··· Data shown

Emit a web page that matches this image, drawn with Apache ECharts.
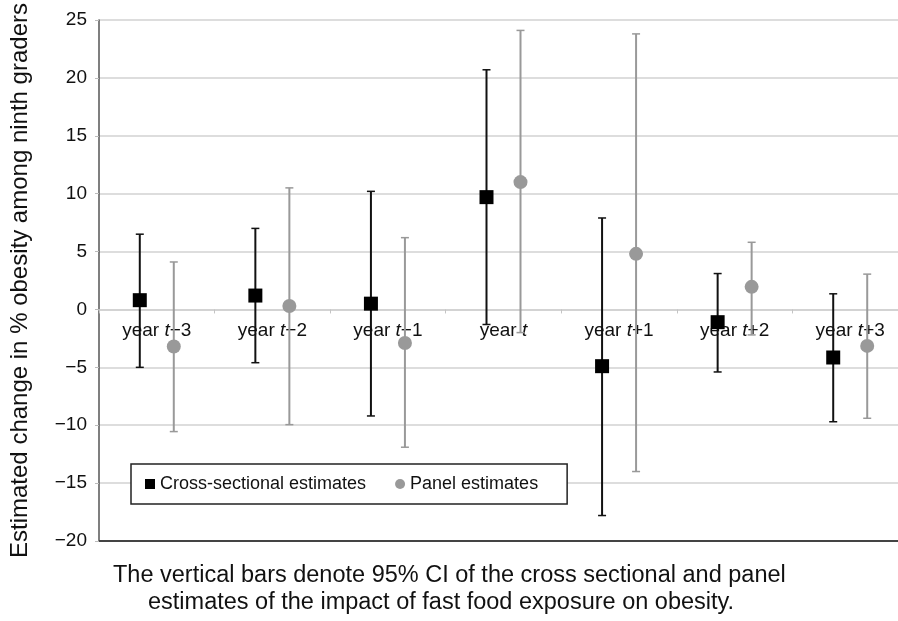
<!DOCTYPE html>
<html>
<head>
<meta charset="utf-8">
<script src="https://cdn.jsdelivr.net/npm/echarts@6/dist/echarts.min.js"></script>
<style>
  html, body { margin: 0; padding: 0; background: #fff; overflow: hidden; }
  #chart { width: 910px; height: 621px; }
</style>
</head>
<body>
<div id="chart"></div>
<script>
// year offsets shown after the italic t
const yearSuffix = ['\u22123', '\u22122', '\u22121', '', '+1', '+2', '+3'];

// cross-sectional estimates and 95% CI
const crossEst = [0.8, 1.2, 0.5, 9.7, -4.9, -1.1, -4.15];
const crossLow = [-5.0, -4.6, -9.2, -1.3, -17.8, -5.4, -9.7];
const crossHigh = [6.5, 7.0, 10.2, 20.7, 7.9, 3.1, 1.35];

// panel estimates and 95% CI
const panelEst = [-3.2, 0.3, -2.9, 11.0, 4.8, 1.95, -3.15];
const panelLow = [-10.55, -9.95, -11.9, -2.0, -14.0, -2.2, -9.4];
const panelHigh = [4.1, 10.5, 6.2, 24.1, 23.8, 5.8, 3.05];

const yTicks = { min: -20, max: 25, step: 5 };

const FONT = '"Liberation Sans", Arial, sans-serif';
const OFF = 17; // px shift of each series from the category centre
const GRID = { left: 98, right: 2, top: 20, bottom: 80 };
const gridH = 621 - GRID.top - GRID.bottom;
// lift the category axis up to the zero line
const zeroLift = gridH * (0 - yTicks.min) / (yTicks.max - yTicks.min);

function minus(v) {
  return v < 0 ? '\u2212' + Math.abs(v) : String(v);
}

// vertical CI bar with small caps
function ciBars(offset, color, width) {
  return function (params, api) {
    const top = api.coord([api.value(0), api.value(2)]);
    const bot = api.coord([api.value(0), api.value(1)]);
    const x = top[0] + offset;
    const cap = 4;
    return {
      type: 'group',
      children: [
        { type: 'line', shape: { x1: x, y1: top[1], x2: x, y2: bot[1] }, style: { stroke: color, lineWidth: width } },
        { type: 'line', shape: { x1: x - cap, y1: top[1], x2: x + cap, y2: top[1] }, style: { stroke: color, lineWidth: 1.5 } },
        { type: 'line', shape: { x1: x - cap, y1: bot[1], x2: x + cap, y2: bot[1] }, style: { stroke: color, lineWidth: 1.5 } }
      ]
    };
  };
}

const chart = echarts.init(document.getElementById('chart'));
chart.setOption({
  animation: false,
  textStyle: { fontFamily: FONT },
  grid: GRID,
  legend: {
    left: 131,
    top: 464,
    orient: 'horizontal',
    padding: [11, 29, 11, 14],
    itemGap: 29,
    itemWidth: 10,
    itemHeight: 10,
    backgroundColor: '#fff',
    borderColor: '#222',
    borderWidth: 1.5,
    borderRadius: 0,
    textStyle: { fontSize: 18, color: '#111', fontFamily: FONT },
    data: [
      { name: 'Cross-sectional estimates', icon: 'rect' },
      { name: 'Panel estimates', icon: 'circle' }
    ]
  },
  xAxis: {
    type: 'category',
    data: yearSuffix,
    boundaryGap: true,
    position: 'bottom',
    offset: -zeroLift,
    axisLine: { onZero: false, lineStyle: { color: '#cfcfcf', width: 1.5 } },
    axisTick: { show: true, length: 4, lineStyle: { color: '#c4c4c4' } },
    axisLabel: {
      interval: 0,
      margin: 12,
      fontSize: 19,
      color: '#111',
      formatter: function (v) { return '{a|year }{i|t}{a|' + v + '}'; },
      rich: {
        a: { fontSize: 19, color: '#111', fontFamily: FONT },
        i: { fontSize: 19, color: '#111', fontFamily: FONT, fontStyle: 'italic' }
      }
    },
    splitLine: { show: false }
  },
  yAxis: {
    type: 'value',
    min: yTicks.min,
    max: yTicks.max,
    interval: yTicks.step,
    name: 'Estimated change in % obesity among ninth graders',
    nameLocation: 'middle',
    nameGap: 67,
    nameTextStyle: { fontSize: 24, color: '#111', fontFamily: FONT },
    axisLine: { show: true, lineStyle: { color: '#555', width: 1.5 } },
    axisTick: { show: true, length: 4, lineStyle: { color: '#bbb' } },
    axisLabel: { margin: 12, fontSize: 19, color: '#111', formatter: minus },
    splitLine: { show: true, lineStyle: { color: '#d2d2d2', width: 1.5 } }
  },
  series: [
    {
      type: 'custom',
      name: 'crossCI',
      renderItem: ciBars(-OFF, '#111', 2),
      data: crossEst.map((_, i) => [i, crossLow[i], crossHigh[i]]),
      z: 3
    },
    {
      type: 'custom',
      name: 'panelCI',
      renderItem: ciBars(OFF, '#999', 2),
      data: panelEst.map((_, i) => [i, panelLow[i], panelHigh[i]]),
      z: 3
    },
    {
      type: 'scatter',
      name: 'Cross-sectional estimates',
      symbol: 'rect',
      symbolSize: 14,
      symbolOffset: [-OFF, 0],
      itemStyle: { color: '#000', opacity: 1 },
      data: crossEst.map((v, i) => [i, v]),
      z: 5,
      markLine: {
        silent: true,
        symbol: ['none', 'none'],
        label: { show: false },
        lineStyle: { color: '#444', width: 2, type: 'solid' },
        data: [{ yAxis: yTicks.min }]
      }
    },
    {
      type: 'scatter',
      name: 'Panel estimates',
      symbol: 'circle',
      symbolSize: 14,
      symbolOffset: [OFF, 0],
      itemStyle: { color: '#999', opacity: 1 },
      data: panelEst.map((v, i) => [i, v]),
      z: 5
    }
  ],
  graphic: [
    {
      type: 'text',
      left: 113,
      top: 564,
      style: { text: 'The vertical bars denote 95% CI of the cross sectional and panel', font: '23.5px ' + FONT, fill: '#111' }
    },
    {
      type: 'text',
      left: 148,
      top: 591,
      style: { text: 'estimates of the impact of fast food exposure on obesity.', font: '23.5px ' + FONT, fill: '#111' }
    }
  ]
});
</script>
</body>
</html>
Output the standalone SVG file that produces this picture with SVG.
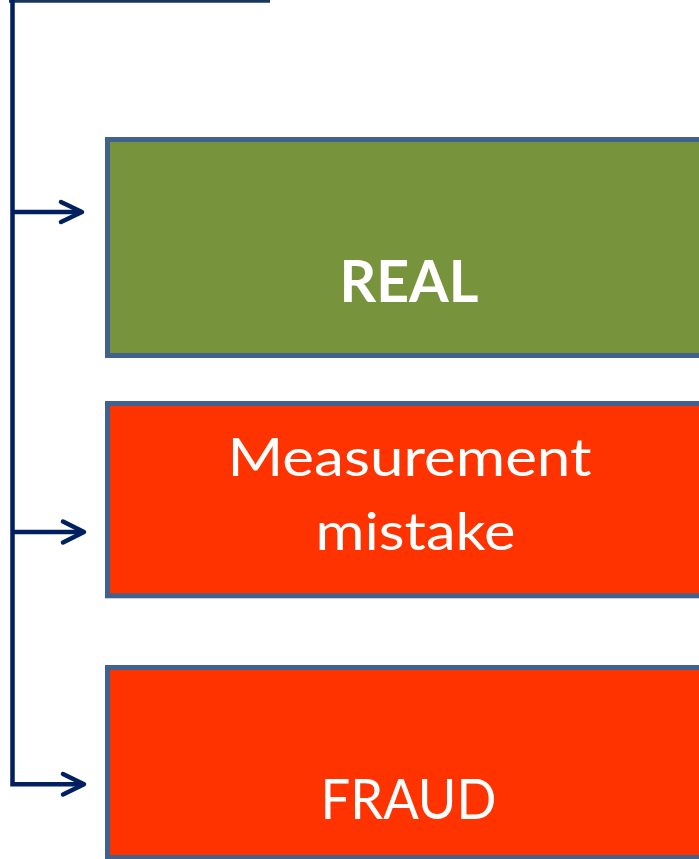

······

What you have to do:
Extract every line above containing the word "with".

Exercise output:
Emit a web page that matches this image, drawn with Apache ECharts.
// vertical CI bar with small caps
Output the standalone SVG file that produces this picture with SVG.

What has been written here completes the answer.